In illustrating how panopticism functions in society, Foucault suggests there must be a “swarming of disciplinary mechanisms” that are state controlled (1975/1995, p. 211). Foucault immediately refers to the power of police. As Foucault illustrates: “Police power must bear over everything,” it must concern itself with “the dust of events, actions, behavior, opinions–everything that happens” (p. 213). While the police protect property and are seen as necessary agents in white communities, in African-American communities their presence is similar to military occupancy in a war zone. The intense police surveillance is the panoptic functioning of power that Foucault maintains is distinctive to a disciplinary society. The level of visibility is an integral part to the power imbalance that maintains the panoptic system. The interconnectedness of law enforcement, the courts, parole boards, and other government agencies work together to shape the disproportionate levels of monitoring and ultimately, the imprisonment of African-Americans. With high levels of incarceration and geographical monitoring, the criminal justice system functions as the primary source of panoptic containment for African-Americans.

African-Americans are continuously reminded of their social status as people who are fixed on one end of the color-line, as they are subjected to the institutional eye.
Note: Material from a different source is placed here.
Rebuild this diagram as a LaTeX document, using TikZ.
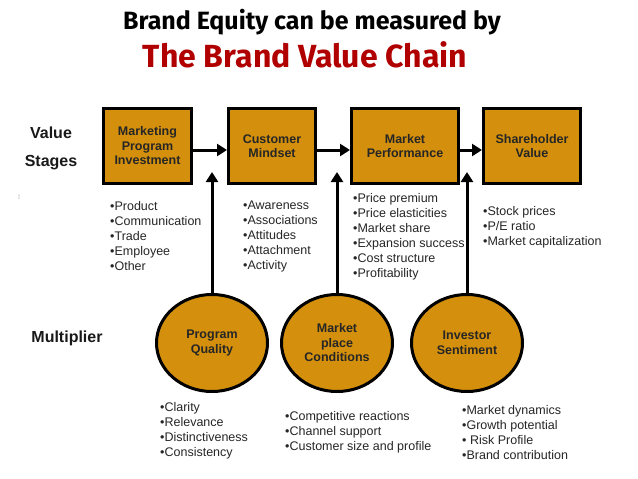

Whether it’s the warden or correctional officer, judge or district attorney, parole or probation officer, police force or undercover agent, city surveillance technologies, social services and other government agencies, there is a constant bombardment of institutional representatives whose task is to enforce discipline. These measures belong to the longstanding history of discipline and containment that was present throughout American slavery and the era of Jim Crow. With the social standing of African-Americans, the theoretical concepts found in Foucault’s Discipline and Punish: The Birth of the Prison become all the more insightful and valuable.